In Ukraine, a train heading to Krivoy Rog and Zaporzhye collided with a passenger bus at a railway crossing on the outskirts of Marhanets in the Dnipropetrovsk region as the bus attempted to cross the track, ignoring a siren that indicated an oncoming train. The bus was dragged for around 30 meters (32 yards) until the train was able to stop.

RIA Novosti reported that the Ukranian Emergency Ministry said that a total of 42 people were killed, including two children. However, local police have only confirmed 38 fatalities. Several people are in a critical condition.

Ukranian President Viktor Yanukovich expressed his condolence to the victim's relatives and announced Wednesday as a national day of mourning. In addition, Yanukovich ordered law enforcement agencies to carry out a detailed investigation to establish those responsible for the accident.

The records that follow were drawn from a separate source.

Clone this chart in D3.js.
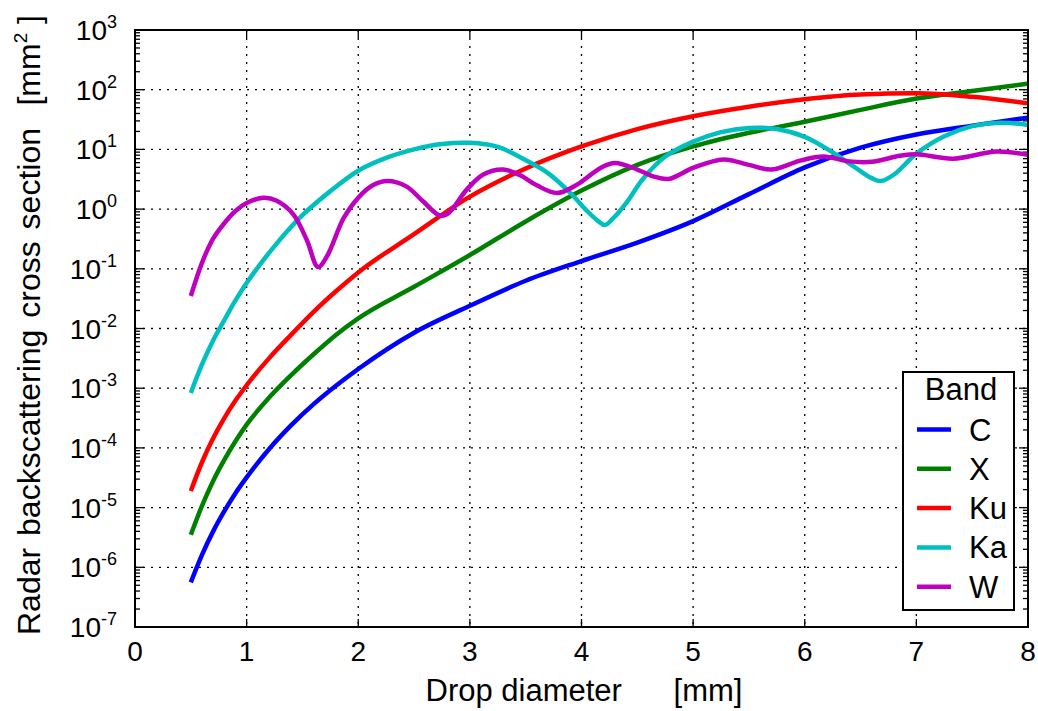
<!DOCTYPE html>
<html>
<head>
<meta charset="utf-8">
<script src="https://cdn.jsdelivr.net/npm/d3@7"></script>
<style>
  body { margin: 0; background: #fff; }
  svg { display: block; }
  text { font-family: "Liberation Sans", Arial, Helvetica, sans-serif; fill: #000; }
</style>
</head>
<body>
<svg id="chart" width="1038" height="711"></svg>
<script>
// Radar backscattering cross section of rain drops per radar band (mm²)

const xTickValues = [0, 1, 2, 3, 4, 5, 6, 7, 8];
const yExponents = [-7, -6, -5, -4, -3, -2, -1, 0, 1, 2, 3];

const bandNames = ["C", "X", "Ku", "Ka", "W"];
const bandColors = ["#0000ff", "#008000", "#ff0000", "#00bfbf", "#bf00bf"];

// Drop diameters (mm) for the low-frequency bands
const diamLow = [0.5, 0.6, 0.7, 0.8, 0.9, 1.0, 1.2, 1.4, 1.6, 1.8, 2.0, 2.5, 3.0, 3.5,
                 4.0, 4.5, 5.0, 5.5, 6.0, 6.5, 7.0, 7.5, 8.0];

const sigmaC = [5.6e-7, 1.62e-6, 4.0e-6, 8.7e-6, 1.74e-5, 3.2e-5, 9.5e-5, 2.4e-4, 5.4e-4,
                1.1e-3, 2.1e-3, 8.5e-3, 0.024, 0.063, 0.135, 0.275, 0.63, 1.78, 5.0, 10.7,
                17.8, 25, 34];

const sigmaX = [3.5e-6, 1.07e-5, 2.8e-5, 6.3e-5, 1.29e-4, 2.45e-4, 6.9e-4, 1.66e-3, 3.7e-3,
                7.8e-3, 0.0148, 0.05, 0.17, 0.62, 2.04, 5.5, 11.2, 19, 29, 46, 71, 95, 126];

const sigmaKu = [1.9e-5, 5.75e-5, 1.45e-4, 3.16e-4, 6.2e-4, 1.12e-3, 3.16e-3, 7.9e-3, 0.019,
                 0.042, 0.087, 0.38, 1.62, 4.8, 11.2, 21.9, 36, 52, 69, 83, 87, 76, 59];

// Ka band
const diamKa = [0.5, 0.6, 0.7, 0.8, 0.9, 1.0, 1.25, 1.5, 1.75, 2.0, 2.25, 2.5, 2.75, 3.0, 3.25,
                3.5, 3.7, 3.9, 4.05, 4.15, 4.21, 4.28, 4.4, 4.55, 4.75, 5.0, 5.25, 5.5, 5.75,
                6.0, 6.25, 6.45, 6.6, 6.68, 6.8, 7.0, 7.25, 7.5, 7.75, 8.0];
const sigmaKa = [8.3e-4, 2.5e-3, 6.3e-3, 0.0138, 0.0295, 0.058, 0.24, 0.79, 2.0, 4.4, 7.2, 10,
                 12.3, 12.9, 11.0, 6.6, 4.0, 1.86, 0.93, 0.63, 0.54, 0.69, 1.26, 3.2, 7.6, 13.5,
                 19.5, 22.9, 21.9, 16.2, 8.9, 5.0, 3.3, 2.95, 3.8, 8.5, 16.6, 24.5, 28, 25.7];

// W band
const diamW = [0.5, 0.6, 0.7, 0.8, 0.9, 1.0, 1.15, 1.27, 1.42, 1.54, 1.64, 1.72, 1.87, 2.0,
               2.13, 2.26, 2.43, 2.58, 2.73, 2.8, 2.97, 3.12, 3.3, 3.45, 3.6, 3.78, 3.96, 4.17,
               4.3, 4.5, 4.65, 4.78, 5.0, 5.27, 5.5, 5.7, 5.96, 6.17, 6.4, 6.6, 6.85, 7.0, 7.33,
               7.72, 8.0];
const sigmaW = [0.035, 0.126, 0.32, 0.58, 0.93, 1.26, 1.55, 1.38, 0.81, 0.30, 0.107, 0.162, 0.71,
                1.55, 2.5, 2.95, 2.4, 1.35, 0.78, 0.83, 2.1, 3.8, 4.6, 3.7, 2.5, 1.86, 2.57, 4.9,
                5.9, 4.6, 3.5, 3.2, 4.9, 6.8, 5.5, 4.6, 6.5, 7.6, 6.3, 6.2, 7.8, 8.3, 7.0, 9.2,
                8.1];

const seriesDiam = [diamLow, diamLow, diamLow, diamKa, diamW];
const seriesSigma = [sigmaC, sigmaX, sigmaKu, sigmaKa, sigmaW];
const seriesCurve = [d3.curveMonotoneX, d3.curveMonotoneX, d3.curveMonotoneX,
                     d3.curveCatmullRom.alpha(0.5), d3.curveCatmullRom.alpha(0.5)];

// ---- layout ----
const svg = d3.select("#chart");
const plot = { left: 135, right: 1028, top: 30, bottom: 627 };

const x = d3.scaleLinear().domain([0, 8]).range([plot.left, plot.right]);
const y = d3.scaleLog().domain([1e-7, 1e3]).range([plot.bottom, plot.top]);

// dotted grid
const grid = svg.append("g").attr("stroke", "#000").attr("stroke-width", 1.3)
  .attr("stroke-dasharray", "2,6").attr("fill", "none");
xTickValues.slice(1, -1).forEach(v => {
  grid.append("line").attr("x1", x(v)).attr("x2", x(v)).attr("y1", plot.top).attr("y2", plot.bottom);
});
yExponents.slice(1, -1).forEach(e => {
  grid.append("line").attr("x1", plot.left).attr("x2", plot.right)
    .attr("y1", y(Math.pow(10, e))).attr("y2", y(Math.pow(10, e)));
});

// inner tick marks on all four sides
const ticks = svg.append("g").attr("stroke", "#000").attr("stroke-width", 1.3);
const minorVals = [];
yExponents.slice(0, -1).forEach(e => {
  for (let m = 2; m <= 9; m++) minorVals.push(m * Math.pow(10, e));
});
minorVals.forEach(v => {
  const yy = y(v);
  ticks.append("line").attr("x1", plot.left).attr("x2", plot.left + 5).attr("y1", yy).attr("y2", yy);
  ticks.append("line").attr("x1", plot.right).attr("x2", plot.right - 5).attr("y1", yy).attr("y2", yy);
});
yExponents.forEach(e => {
  const yy = y(Math.pow(10, e));
  ticks.append("line").attr("x1", plot.left).attr("x2", plot.left + 9).attr("y1", yy).attr("y2", yy);
  ticks.append("line").attr("x1", plot.right).attr("x2", plot.right - 9).attr("y1", yy).attr("y2", yy);
});
xTickValues.forEach(v => {
  ticks.append("line").attr("x1", x(v)).attr("x2", x(v)).attr("y1", plot.bottom).attr("y2", plot.bottom - 8);
  ticks.append("line").attr("x1", x(v)).attr("x2", x(v)).attr("y1", plot.top).attr("y2", plot.top + 8);
});

// curves
svg.append("clipPath").attr("id", "plotClip").append("rect")
  .attr("x", plot.left).attr("y", plot.top)
  .attr("width", plot.right - plot.left).attr("height", plot.bottom - plot.top);

const curves = svg.append("g").attr("clip-path", "url(#plotClip)");
bandNames.forEach((name, i) => {
  const pts = d3.zip(seriesDiam[i], seriesSigma[i]);
  const line = d3.line()
    .x(d => x(d[0]))
    .y(d => y(d[1]))
    .curve(seriesCurve[i]);
  curves.append("path")
    .attr("d", line(pts))
    .attr("fill", "none")
    .attr("stroke", bandColors[i])
    .attr("stroke-width", 4.5)
    .attr("stroke-linejoin", "round");
});

// frame
svg.append("rect").attr("x", plot.left).attr("y", plot.top)
  .attr("width", plot.right - plot.left).attr("height", plot.bottom - plot.top)
  .attr("fill", "none").attr("stroke", "#000").attr("stroke-width", 2);

// tick labels
svg.append("g").selectAll("text").data(xTickValues).join("text")
  .attr("x", d => x(d)).attr("y", 661)
  .attr("text-anchor", "middle").attr("font-size", 28)
  .text(d => d);

const yLab = svg.append("g").selectAll("text").data(yExponents).join("text")
  .attr("x", 117).attr("y", d => y(Math.pow(10, d)) + 10)
  .attr("text-anchor", "end").attr("font-size", 28);
yLab.append("tspan").text("10");
yLab.append("tspan").attr("dy", -12).attr("font-size", 18).text(d => String(d));

// axis titles
svg.append("text")
  .attr("x", 584).attr("y", 701)
  .attr("text-anchor", "middle").attr("font-size", 31)
  .style("white-space", "pre")
  .text("Drop diameter      [mm]");

svg.append("text")
  .attr("transform", "translate(40,635) rotate(-90)")
  .attr("text-anchor", "start").attr("font-size", 32)
  .attr("word-spacing", 3)
  .text("Radar backscattering cross section");

const yUnit = svg.append("text")
  .attr("transform", "translate(40,15) rotate(-90)")
  .attr("text-anchor", "end").attr("font-size", 32)
  .style("white-space", "pre");
yUnit.append("tspan").text("[mm");
yUnit.append("tspan").attr("dy", -13).attr("font-size", 19).text("2");
yUnit.append("tspan").attr("dy", 13).text(" ]");

// legend
const lg = svg.append("g");
lg.append("rect").attr("x", 903).attr("y", 372).attr("width", 111).attr("height", 238)
  .attr("fill", "#fff").attr("stroke", "#000").attr("stroke-width", 2);
lg.append("text").attr("x", 961).attr("y", 400).attr("text-anchor", "middle")
  .attr("font-size", 31).text("Band");
bandNames.forEach((name, i) => {
  const yy = 429.5 + i * 39.3;
  lg.append("line").attr("x1", 917).attr("x2", 951).attr("y1", yy).attr("y2", yy)
    .attr("stroke", bandColors[i]).attr("stroke-width", 4.5);
  lg.append("text").attr("x", 969).attr("y", yy + 11).attr("font-size", 31).text(name);
});
</script>
</body>
</html>
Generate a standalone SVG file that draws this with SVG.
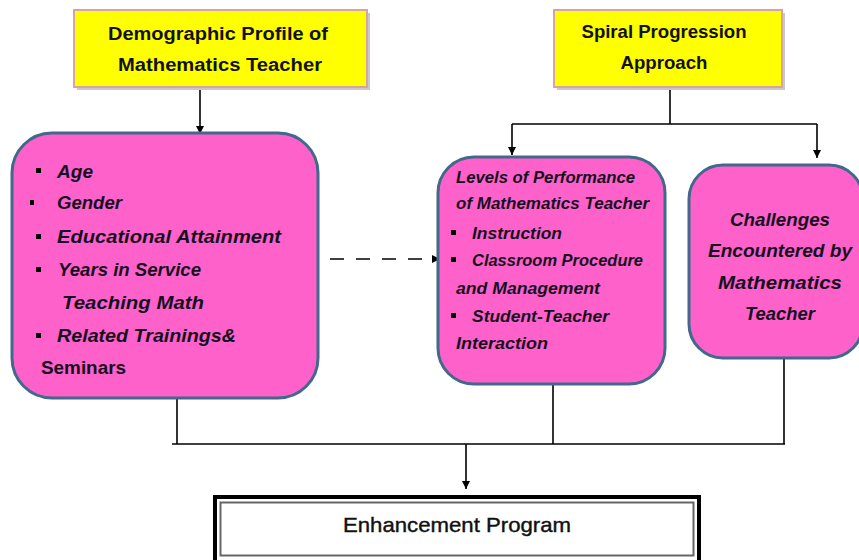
<svg xmlns="http://www.w3.org/2000/svg" width="859" height="560" viewBox="0 0 859 560">
<defs>
<marker id="ah" viewBox="0 0 10 10" refX="10" refY="5" markerWidth="8" markerHeight="9" markerUnits="userSpaceOnUse" orient="auto">
<path d="M0,0 L10,5 L0,10 z" fill="#000"/>
</marker>
<style>
.yel{fill:#FFFF00;stroke:#D9A3A3;stroke-width:2}
.shd{fill:#C8C8C8}
.pink{fill:#FF61CB;stroke:#41698C;stroke-width:3}
.yt{font-family:"Liberation Sans",Arial,sans-serif;font-weight:bold;font-size:18px;fill:#111;text-anchor:middle}
.it{font-family:"Liberation Sans",Arial,sans-serif;font-weight:bold;font-style:italic;fill:#141022}
.b1{font-size:18px}
.b2{font-size:16.5px}
.b3{font-size:19px;text-anchor:middle}
.rom{font-style:normal}
.bul{fill:#000}
.ln{stroke:#000;stroke-width:1.6;fill:none}
.et{font-family:"Liberation Sans",Arial,sans-serif;font-size:21px;fill:#111;stroke:#111;stroke-width:0.4;text-anchor:middle}
</style>
</defs>
<rect width="859" height="560" fill="#fff"/>

<g id="connectors">
<line class="ln" x1="200" y1="88" x2="200" y2="134" marker-end="url(#ah)"/>
<polyline class="ln" points="670,88 670,124"/>
<polyline class="ln" points="512,124 817,124"/>
<line class="ln" x1="512" y1="124" x2="512" y2="155" marker-end="url(#ah)"/>
<line class="ln" x1="817" y1="124" x2="817" y2="158" marker-end="url(#ah)"/>
<line class="ln" x1="330" y1="259" x2="440" y2="259" stroke-dasharray="14,12" marker-end="url(#ah)"/>
<line class="ln" x1="177" y1="398" x2="177" y2="444"/>
<line class="ln" x1="553" y1="385" x2="553" y2="444"/>
<line class="ln" x1="784" y1="358" x2="784" y2="444"/>
<line class="ln" x1="172" y1="444" x2="785" y2="444" stroke-width="2"/>
<line class="ln" x1="466" y1="444" x2="466" y2="489" marker-end="url(#ah)"/>
</g>

<g id="demographic">
<rect class="shd" x="77" y="13" width="293" height="77"/>
<rect class="yel" x="74" y="10" width="293" height="77"/>
<text class="yt" x="218" y="40" textLength="220" lengthAdjust="spacingAndGlyphs">Demographic Profile of</text>
<text class="yt" x="220" y="71" textLength="204" lengthAdjust="spacingAndGlyphs">Mathematics Teacher</text>
</g>

<g id="spiral">
<rect class="shd" x="557" y="13" width="228" height="77"/>
<rect class="yel" x="554" y="10" width="228" height="77"/>
<text class="yt" x="664" y="38" textLength="165" lengthAdjust="spacingAndGlyphs">Spiral Progression</text>
<text class="yt" x="664" y="69" textLength="87" lengthAdjust="spacingAndGlyphs">Approach</text>
</g>

<g id="profile">
<rect class="pink" x="12" y="133" width="306" height="265" rx="40" ry="40"/>
<rect class="bul" x="36" y="168" width="5" height="5"/>
<text class="it b1" x="57" y="178" textLength="36" lengthAdjust="spacingAndGlyphs">Age</text>
<rect class="bul" x="30" y="200" width="4" height="5"/>
<text class="it b1" x="57" y="209" textLength="65" lengthAdjust="spacingAndGlyphs">Gender</text>
<rect class="bul" x="36" y="234" width="5" height="5"/>
<text class="it b1" x="57" y="243" textLength="224" lengthAdjust="spacingAndGlyphs">Educational Attainment</text>
<rect class="bul" x="36" y="267" width="5" height="5"/>
<text class="it b1" x="58" y="276" textLength="143" lengthAdjust="spacingAndGlyphs">Years in Service</text>
<text class="it b1" x="62" y="309" textLength="142" lengthAdjust="spacingAndGlyphs">Teaching Math</text>
<rect class="bul" x="36" y="333" width="5" height="5"/>
<text class="it b1" x="57" y="342" textLength="179" lengthAdjust="spacingAndGlyphs">Related Trainings&amp;</text>
<text class="it b1 rom" x="41" y="374" textLength="85" lengthAdjust="spacingAndGlyphs">Seminars</text>
</g>

<g id="levels">
<rect class="pink" x="438" y="157" width="227" height="227" rx="36" ry="36"/>
<text class="it b2" x="456" y="183" textLength="179" lengthAdjust="spacingAndGlyphs">Levels of Performance</text>
<text class="it b2" x="456" y="209" textLength="193" lengthAdjust="spacingAndGlyphs">of Mathematics Teacher</text>
<rect class="bul" x="451" y="230" width="5" height="5"/>
<text class="it b2" x="472" y="239" textLength="90" lengthAdjust="spacingAndGlyphs">Instruction</text>
<rect class="bul" x="451" y="257" width="5" height="5"/>
<text class="it b2" x="472" y="266" textLength="171" lengthAdjust="spacingAndGlyphs">Classroom Procedure</text>
<text class="it b2" x="456" y="294" textLength="144" lengthAdjust="spacingAndGlyphs">and Management</text>
<rect class="bul" x="451" y="313" width="5" height="5"/>
<text class="it b2" x="472" y="322" textLength="137" lengthAdjust="spacingAndGlyphs">Student-Teacher</text>
<text class="it b2" x="456" y="349" textLength="92" lengthAdjust="spacingAndGlyphs">Interaction</text>
</g>

<g id="challenges">
<rect class="pink" x="689" y="165" width="174" height="193" rx="34" ry="34"/>
<text class="it b3" x="780" y="226" textLength="100" lengthAdjust="spacingAndGlyphs">Challenges</text>
<text class="it b3" x="780" y="257" textLength="144" lengthAdjust="spacingAndGlyphs">Encountered by</text>
<text class="it b3" x="780" y="289" textLength="124" lengthAdjust="spacingAndGlyphs">Mathematics</text>
<text class="it b3" x="780" y="320" textLength="70" lengthAdjust="spacingAndGlyphs">Teacher</text>
</g>

<g id="enhancement">
<rect x="215" y="497" width="484" height="70" fill="#fff" stroke="#000" stroke-width="4"/>
<rect x="220.5" y="502.5" width="473" height="53" fill="none" stroke="#666" stroke-width="2"/>
<text class="et" x="457" y="532" textLength="228" lengthAdjust="spacingAndGlyphs">Enhancement  Program</text>
</g>
</svg>
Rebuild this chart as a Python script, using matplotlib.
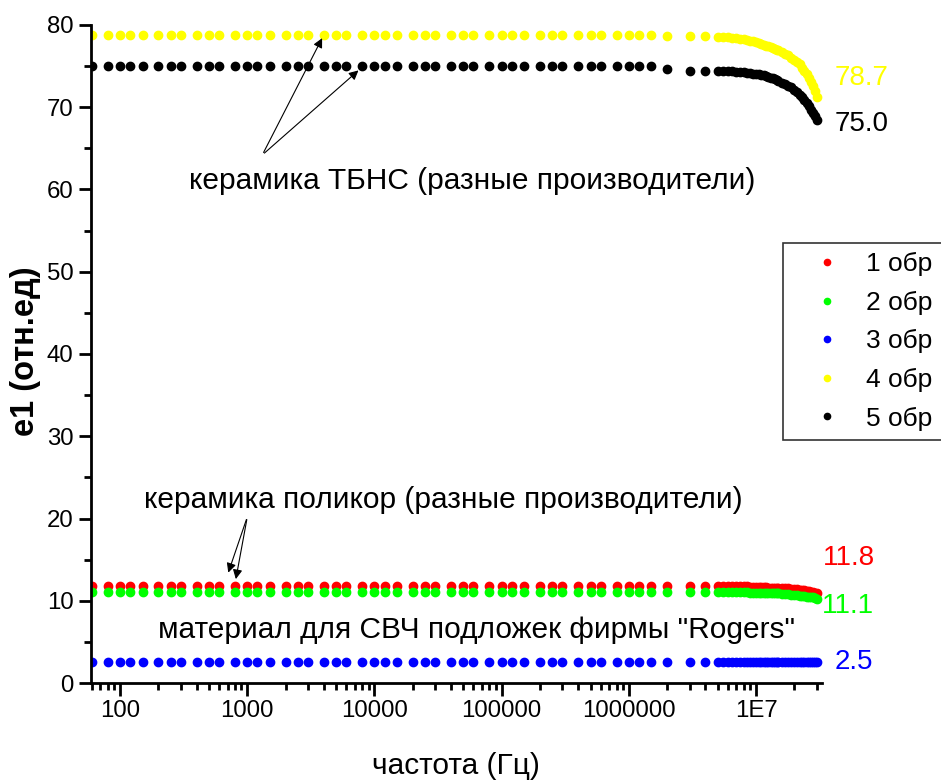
import matplotlib
matplotlib.use('Agg')
import matplotlib.pyplot as plt
from matplotlib.ticker import FixedLocator, FixedFormatter, LogLocator, NullFormatter

plt.rcParams['font.family'] = ['Liberation Sans', 'DejaVu Sans']

# частоты, Гц (плоская часть + плотная часть в конце)
freq_flat = [60, 80,
             100, 120, 150, 200, 250, 300, 400, 500, 600, 800,
             1e3, 1.2e3, 1.5e3, 2e3, 2.5e3, 3e3, 4e3, 5e3, 6e3, 8e3,
             1e4, 1.2e4, 1.5e4, 2e4, 2.5e4, 3e4, 4e4, 5e4, 6e4, 8e4,
             1e5, 1.2e5, 1.5e5, 2e5, 2.5e5, 3e5, 4e5, 5e5, 6e5, 8e5,
             1e6, 1.2e6, 1.5e6, 2e6, 3e6, 4e6]
freq_tail_MHz = [5, 5.5, 6, 6.5, 7, 7.5, 8, 8.5, 9, 9.5, 10, 10.5, 11, 11.5, 12,
                 12.5, 13, 13.5, 14, 14.5, 15, 16, 17, 18, 19, 20, 21, 22, 23,
                 24, 25, 26, 27, 28, 29, 30]
freq = freq_flat + [f * 1e6 for f in freq_tail_MHz]

# e1 по образцам
n_flat = len(freq_flat)
e1_1 = [11.8] * n_flat + [11.8, 11.8, 11.8, 11.8, 11.8, 11.8, 11.8, 11.8, 11.7, 11.7,
                          11.7, 11.7, 11.7, 11.7, 11.7, 11.6, 11.6, 11.6, 11.6, 11.6,
                          11.6, 11.5, 11.5, 11.5, 11.4, 11.4, 11.4, 11.3, 11.3, 11.3,
                          11.2, 11.2, 11.1, 11.1, 11.0, 10.9]
e1_2 = [11.1] * n_flat + [11.1, 11.1, 11.1, 11.1, 11.1, 11.1, 11.1, 11.1, 11.0, 11.0,
                          11.0, 11.0, 11.0, 11.0, 11.0, 10.9, 10.9, 10.9, 10.9, 10.9,
                          10.9, 10.8, 10.8, 10.8, 10.7, 10.7, 10.7, 10.6, 10.6, 10.6,
                          10.5, 10.5, 10.4, 10.4, 10.3, 10.2]
e1_3 = [2.5] * (n_flat + len(freq_tail_MHz))
e1_4 = [78.8] * (n_flat - 3) + [78.6, 78.6, 78.6] + \
       [78.5, 78.5, 78.5, 78.4, 78.4, 78.3, 78.3, 78.2, 78.1, 78.0,
        77.9, 77.8, 77.7, 77.6, 77.5, 77.4, 77.3, 77.2, 77.1, 77.0,
        76.9, 76.7, 76.5, 76.3, 76.0, 75.8, 75.5, 75.2, 74.8, 74.4,
        74.0, 73.6, 73.1, 72.6, 72.0, 71.3]
e1_5 = [75.0] * (n_flat - 3) + [74.6, 74.4, 74.4] + \
       [74.4, 74.4, 74.4, 74.4, 74.3, 74.3, 74.3, 74.2, 74.2, 74.1,
        74.1, 74.0, 73.9, 73.9, 73.8, 73.7, 73.6, 73.5, 73.4, 73.3,
        73.2, 73.0, 72.8, 72.6, 72.4, 72.1, 71.8, 71.5, 71.2, 70.9,
        70.5, 70.1, 69.7, 69.3, 68.9, 68.5]

series = [e1_1, e1_2, e1_3, e1_4, e1_5]
labels = ['1 обр', '2 обр', '3 обр', '4 обр', '5 обр']
colors = ['#ff0000', '#00ff00', '#0000ff', '#ffff00', '#000000']

end_values = ['11.8', '11.1', '2.5', '78.7', '75.0']

xticks = [100, 1000, 10000, 100000, 1000000, 10000000]
xtick_labels = ['100', '1000', '10000', '100000', '1000000', '1E7']

fig = plt.figure(figsize=(9.41, 7.83), dpi=100)
ax = fig.add_axes([0.0967, 0.1277, 0.7768, 0.8404])

for y, lab, c in zip(series, labels, colors):
    ax.plot(freq, y, ls='none', marker='o', ms=6, color=c, mec=c, label=lab)

ax.set_xscale('log')
ax.set_xlim(59, 3.3e7)
ax.set_ylim(0, 80)

ax.xaxis.set_major_locator(FixedLocator(xticks))
ax.xaxis.set_major_formatter(FixedFormatter(xtick_labels))
ax.xaxis.set_minor_locator(LogLocator(base=10, subs=range(2, 10), numticks=20))
ax.xaxis.set_minor_formatter(NullFormatter())
ax.set_yticks(range(0, 81, 10))
ax.set_yticks(range(5, 80, 10), minor=True)

for s in ['top', 'right']:
    ax.spines[s].set_visible(False)
for s in ['left', 'bottom']:
    ax.spines[s].set_linewidth(2)
ax.tick_params(which='major', length=9, width=2, labelsize=17.3, direction='out')
ax.tick_params(which='minor', length=5, width=2, direction='out')

# подписи осей
fig.text(456 / 941, 1 - 766 / 783, 'частота (Гц)', fontsize=21.5, ha='center', va='center')
fig.text(25.5 / 941, 1 - 351 / 783, 'e1 (отн.ед)', fontsize=23.5, fontweight='bold',
         rotation=90, ha='center', va='center')

# подписи
arr = dict(arrowstyle='-|>', lw=0.8, color='black', mutation_scale=14)
ax.annotate('', xy=(3966, 78.7), xytext=(1312, 64.2), arrowprops=arr)
ax.annotate('', xy=(7770, 74.7), xytext=(1312, 64.2), arrowprops=arr)
ax.text(58900, 61.0, 'керамика ТБНС (разные производители)', fontsize=21.5,
        ha='center', va='center')

ax.annotate('', xy=(697, 13.1), xytext=(1000, 20.2), arrowprops=arr)
ax.annotate('', xy=(805, 12.3), xytext=(1000, 20.2), arrowprops=arr)
ax.text(34900, 22.3, 'керамика поликор (разные производители)', fontsize=21.5,
        ha='center', va='center')
ax.text(63500, 6.5, 'материал для СВЧ подложек фирмы "Rogers"', fontsize=21.5,
        ha='center', va='center')

# значения справа
val_pos = [(823, 558), (822, 606), (835, 662), (835, 78), (835, 124)]
for v, c, (px, py) in zip(end_values, colors, val_pos):
    fig.text(px / 941, 1 - py / 783, v, color=c, fontsize=20, ha='left', va='center')

leg = fig.legend(loc='upper left', bbox_to_anchor=(783 / 941, 1 - 243 / 783),
                 fontsize=19, markerscale=0.75, frameon=True, fancybox=False,
                 edgecolor='black', handlelength=2.6, handletextpad=0.2,
                 labelspacing=0.55, borderpad=0.35, borderaxespad=0)
leg.get_frame().set_linewidth(1.2)

fig.savefig('out.png', dpi=100)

In central Poland, eighteen people were killed when a small bus carrying nineteen crashed head-on with a truck. The only survivor on the bus was seriously injured, while the driver of the truck sustained minor injuries.

"Today, we have witnessed two of the deadliest accidents in road transport in Europe this year," said European Parliament President Jerzy Buzek. "Thirty-eight people died in Ukraine's Dnipropetrovsk region. Eighteen people died in Poland in Nowe Miasto nad PilicÄ…,. I send my sincere condolences to the families of the victims of these tragic events and to the Ukrainian and Polish authorities."

Buzek said the trend of the number of casualties in the European Union as a result of road accidents in the last ten years is encouraging as the number of casualties dropped from 64,000 in 2000 to 34,000 in 2009. "Yet, far too many Europeans still die on our roads," he said. "The EU objective of halving the number of casualties by 2010 has not been reached. Today's accidents have sadly contributed to the worsening of the death toll."

Buzek urged the European Union and its member states to step-up their efforts in building better and safer infrastructure, raising awareness and punishing violations of traffic rules. "Safety is not a detail and it requires a collective effort on the part of everyone: citizens, governments and European institutions alike," he added.